The Illusion of Being Lovable

The Illusion of Being Lovable
Friday after Ash Wednesday – February 28, 2020



Being lovable – the kind of person who will be loved – takes immense energy and attention. Humans of all cultures and races spend themselves on that which will cause them to be worthy of love in their particular context.

The radical notion of grace and God is that we are loved just as we are. We cannot do anything to be loved more. We cannot do anything to be loved less.

This notion is radical because it is a complete game-changer. If we could integrate this truth, letting it seep deep into our beings, we would cease playing so many of the self-referenced games we engage in moment by moment . . . the attention-getting games . . . the games in which we must pretty-up both our exterior (physical appearance) and our interior (secret and hidden) world . . . our fears of being unnoticed and underappreciated.

Again, read what Beatrice Bruteau wrote about loving and being lovable:

All this means three interesting things. First, we have no ground for feeling that God doesn’t love us because we’re not worthy. There is no connection between being loved by God and being in any degree worthy or unworthy.

Second, we may release our interest in, and desire for, being worthy, lovable, desirable. This has been a big item in our psychology, not to say our economic and social life, and has mostly made us very unhappy. Sometimes I think that we want to be lovable even more than we want to be loved. If this were not so, why should so many have a problem about believing that they are loved and resist just accepting that fact, still focusing on whether they are worthy or lovable? And why should well-meaning preachers feel it important to reassure them that they are lovable “in God’s eyes,” or that God “makes them to be lovable”? Jesus seems to me to be saying, “Forget all that. Stop being anxious about such things. It’s unnecessary. My Father doesn’t work that way.” If we could really accept that, think what a relief it would be.
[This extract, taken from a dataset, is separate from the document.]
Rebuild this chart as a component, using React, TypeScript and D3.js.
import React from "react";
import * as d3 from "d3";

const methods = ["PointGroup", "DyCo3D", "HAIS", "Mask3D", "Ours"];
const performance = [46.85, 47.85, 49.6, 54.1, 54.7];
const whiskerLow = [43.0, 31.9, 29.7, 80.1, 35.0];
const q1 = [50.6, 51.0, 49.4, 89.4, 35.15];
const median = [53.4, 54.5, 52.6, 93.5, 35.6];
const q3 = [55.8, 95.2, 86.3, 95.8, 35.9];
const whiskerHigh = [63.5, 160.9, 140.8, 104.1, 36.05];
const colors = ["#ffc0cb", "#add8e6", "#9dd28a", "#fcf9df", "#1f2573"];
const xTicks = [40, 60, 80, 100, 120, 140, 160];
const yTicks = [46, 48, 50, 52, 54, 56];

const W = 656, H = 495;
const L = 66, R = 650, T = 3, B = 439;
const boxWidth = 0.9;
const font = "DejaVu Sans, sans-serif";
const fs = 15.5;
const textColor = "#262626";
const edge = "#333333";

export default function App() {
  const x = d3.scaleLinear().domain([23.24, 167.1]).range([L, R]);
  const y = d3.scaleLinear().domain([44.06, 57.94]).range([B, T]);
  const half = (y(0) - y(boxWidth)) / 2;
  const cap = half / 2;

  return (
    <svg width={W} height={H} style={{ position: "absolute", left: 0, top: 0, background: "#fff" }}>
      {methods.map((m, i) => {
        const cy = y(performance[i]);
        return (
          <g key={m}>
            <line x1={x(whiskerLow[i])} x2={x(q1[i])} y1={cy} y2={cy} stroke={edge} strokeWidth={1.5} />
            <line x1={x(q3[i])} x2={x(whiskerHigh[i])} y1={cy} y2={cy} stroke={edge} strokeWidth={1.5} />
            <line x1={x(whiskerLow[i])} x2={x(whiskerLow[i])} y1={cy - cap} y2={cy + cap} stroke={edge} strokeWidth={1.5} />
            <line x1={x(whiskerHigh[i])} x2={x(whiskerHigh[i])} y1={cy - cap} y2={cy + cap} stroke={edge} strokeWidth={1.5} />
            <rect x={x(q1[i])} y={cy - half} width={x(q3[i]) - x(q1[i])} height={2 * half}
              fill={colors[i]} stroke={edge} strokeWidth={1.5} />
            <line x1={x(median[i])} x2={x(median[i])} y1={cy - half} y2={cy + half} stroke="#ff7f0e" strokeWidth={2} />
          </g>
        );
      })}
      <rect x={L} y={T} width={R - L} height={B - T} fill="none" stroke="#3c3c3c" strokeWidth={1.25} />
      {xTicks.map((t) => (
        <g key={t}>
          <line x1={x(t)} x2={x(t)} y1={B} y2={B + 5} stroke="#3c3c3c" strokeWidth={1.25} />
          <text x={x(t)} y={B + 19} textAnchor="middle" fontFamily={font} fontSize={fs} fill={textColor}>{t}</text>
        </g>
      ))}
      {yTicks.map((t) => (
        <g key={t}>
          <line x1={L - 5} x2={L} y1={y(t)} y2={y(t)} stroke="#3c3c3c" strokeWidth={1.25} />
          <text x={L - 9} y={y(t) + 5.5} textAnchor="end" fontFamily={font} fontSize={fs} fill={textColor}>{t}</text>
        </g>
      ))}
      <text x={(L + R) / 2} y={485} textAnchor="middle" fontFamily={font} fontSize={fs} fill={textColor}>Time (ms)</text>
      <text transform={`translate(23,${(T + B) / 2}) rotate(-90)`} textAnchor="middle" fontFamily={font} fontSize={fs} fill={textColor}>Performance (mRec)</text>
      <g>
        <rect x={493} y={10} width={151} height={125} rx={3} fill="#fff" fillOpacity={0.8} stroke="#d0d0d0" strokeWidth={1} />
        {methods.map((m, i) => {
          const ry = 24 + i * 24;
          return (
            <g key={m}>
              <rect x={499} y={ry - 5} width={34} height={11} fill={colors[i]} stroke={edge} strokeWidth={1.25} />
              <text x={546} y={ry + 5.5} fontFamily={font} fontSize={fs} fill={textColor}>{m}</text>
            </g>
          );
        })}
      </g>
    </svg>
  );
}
Third, when we in turn love other people, we must do it the same way God loves us, without regard to whether they deserve it or not. Please notice that this means that we are not to say to ourselves, “I love so-and-so, even though he doesn’t deserve it.” Or, “The X’s are my enemies, but nevertheless I love them.” It means that we are to break all connection between the notion of “deserving” and the act of loving.


[Beatrice Bruteau, Radical Optimism: Rooting Ourselves in Reality (New York: Crossroad Publishing, 1993).]


For Reflection:

o Spend a moment reflecting on the relationship between loving and being lovable. It seems as if being lovable entails making myself the kind of person who will be loved. What does it mean for me to become lovable in order to be in relationship with God?
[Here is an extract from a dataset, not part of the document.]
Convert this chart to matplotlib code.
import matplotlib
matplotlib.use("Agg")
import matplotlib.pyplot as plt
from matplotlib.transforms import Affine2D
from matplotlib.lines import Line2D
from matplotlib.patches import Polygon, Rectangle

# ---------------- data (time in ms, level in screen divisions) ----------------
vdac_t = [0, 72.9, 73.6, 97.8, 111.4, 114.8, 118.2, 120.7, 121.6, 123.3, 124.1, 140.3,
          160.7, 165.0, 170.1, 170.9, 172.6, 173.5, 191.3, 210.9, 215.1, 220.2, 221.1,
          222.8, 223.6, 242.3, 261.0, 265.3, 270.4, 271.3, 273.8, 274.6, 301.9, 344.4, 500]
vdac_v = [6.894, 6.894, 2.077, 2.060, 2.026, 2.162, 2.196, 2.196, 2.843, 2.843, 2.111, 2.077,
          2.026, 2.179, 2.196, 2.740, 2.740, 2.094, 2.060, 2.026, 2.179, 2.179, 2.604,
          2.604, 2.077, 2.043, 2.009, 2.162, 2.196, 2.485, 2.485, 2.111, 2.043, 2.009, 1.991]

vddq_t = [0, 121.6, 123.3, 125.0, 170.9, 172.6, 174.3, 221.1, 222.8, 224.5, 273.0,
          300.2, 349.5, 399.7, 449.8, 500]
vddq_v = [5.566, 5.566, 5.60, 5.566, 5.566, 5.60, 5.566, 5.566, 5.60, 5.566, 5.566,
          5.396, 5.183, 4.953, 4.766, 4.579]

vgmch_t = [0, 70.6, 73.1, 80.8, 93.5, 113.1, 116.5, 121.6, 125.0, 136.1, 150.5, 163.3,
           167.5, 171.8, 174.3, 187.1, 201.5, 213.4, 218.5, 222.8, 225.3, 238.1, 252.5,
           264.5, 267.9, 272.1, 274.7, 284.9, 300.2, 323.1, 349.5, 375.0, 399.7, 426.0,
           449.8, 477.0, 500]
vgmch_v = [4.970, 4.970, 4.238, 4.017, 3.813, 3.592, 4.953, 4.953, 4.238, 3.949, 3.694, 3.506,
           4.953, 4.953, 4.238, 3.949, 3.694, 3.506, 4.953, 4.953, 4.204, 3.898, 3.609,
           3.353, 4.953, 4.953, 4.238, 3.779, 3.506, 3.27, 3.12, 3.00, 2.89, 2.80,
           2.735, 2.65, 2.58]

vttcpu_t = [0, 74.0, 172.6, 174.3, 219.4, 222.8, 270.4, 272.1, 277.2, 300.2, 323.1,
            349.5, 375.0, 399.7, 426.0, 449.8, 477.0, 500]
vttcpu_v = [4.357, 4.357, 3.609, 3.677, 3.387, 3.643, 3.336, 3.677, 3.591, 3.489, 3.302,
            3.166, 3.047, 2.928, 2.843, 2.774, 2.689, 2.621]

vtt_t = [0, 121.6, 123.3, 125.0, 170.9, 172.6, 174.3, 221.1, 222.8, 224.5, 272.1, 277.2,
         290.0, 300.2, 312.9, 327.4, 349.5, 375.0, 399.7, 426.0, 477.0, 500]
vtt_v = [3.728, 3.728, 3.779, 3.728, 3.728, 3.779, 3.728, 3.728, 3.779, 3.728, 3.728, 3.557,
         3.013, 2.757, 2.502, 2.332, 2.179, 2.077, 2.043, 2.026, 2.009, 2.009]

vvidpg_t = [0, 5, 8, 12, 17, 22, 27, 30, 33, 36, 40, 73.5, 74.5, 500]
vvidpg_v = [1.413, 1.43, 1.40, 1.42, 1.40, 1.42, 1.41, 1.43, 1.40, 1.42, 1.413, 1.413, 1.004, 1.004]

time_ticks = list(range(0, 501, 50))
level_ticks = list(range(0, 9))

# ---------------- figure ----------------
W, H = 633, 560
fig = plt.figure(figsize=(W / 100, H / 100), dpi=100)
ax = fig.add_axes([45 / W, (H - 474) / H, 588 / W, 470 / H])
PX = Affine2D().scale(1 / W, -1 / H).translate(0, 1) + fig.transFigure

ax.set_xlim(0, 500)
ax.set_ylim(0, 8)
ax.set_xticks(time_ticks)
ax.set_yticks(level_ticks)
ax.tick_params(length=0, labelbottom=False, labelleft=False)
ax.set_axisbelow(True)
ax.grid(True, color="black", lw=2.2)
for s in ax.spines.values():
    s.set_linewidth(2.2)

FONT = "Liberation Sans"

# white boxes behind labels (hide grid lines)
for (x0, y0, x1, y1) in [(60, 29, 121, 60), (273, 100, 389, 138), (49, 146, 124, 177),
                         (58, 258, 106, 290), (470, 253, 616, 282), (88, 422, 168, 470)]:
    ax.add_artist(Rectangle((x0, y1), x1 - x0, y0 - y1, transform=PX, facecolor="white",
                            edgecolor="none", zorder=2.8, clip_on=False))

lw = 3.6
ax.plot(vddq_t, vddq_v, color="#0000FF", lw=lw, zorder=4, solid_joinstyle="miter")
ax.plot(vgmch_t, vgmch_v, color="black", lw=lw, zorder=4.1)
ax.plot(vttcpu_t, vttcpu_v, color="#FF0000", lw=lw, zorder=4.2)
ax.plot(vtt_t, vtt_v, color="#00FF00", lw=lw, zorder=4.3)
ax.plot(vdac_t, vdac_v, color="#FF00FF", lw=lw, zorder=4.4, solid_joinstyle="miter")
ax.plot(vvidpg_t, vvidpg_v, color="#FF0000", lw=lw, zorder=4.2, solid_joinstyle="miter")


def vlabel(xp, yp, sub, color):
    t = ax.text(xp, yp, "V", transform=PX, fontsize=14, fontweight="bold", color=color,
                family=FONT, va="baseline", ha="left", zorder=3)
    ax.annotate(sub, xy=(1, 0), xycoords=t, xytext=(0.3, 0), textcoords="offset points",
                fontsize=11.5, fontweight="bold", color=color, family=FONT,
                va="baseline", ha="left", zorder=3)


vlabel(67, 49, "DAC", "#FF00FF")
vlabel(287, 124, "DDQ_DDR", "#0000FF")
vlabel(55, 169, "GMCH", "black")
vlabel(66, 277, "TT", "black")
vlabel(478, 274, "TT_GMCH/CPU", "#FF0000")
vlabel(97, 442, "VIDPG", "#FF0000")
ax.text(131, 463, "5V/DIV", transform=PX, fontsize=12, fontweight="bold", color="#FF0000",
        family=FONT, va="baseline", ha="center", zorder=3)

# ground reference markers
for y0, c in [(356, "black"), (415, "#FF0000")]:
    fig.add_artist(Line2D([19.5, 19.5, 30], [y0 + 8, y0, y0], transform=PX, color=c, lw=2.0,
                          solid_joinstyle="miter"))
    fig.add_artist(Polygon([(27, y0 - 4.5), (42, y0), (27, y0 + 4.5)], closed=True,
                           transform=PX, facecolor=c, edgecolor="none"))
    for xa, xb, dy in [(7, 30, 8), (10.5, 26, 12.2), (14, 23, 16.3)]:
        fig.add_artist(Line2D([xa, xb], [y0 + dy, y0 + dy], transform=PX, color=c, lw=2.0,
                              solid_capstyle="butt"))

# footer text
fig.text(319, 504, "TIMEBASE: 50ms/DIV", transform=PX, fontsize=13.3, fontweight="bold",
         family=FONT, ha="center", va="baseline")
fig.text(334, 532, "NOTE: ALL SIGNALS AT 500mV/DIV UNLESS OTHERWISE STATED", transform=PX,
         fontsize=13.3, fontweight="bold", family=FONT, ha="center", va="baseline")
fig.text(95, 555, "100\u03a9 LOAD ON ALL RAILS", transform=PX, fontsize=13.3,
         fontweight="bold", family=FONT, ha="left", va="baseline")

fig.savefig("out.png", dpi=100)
o Authentic love does not say, “I love you because. . . .” This is so-called “love” that originates in the worthiness of the recipient.

o Neither does authentic love say, “I love you despite. . . .” This is a statement that conditions love on the “unworthiness” of the recipient.

o Authentic love does not qualify its love, but simply says, “I love . . . period.”

o Is there a particular act of love to which I will commit myself as my Lenten practice?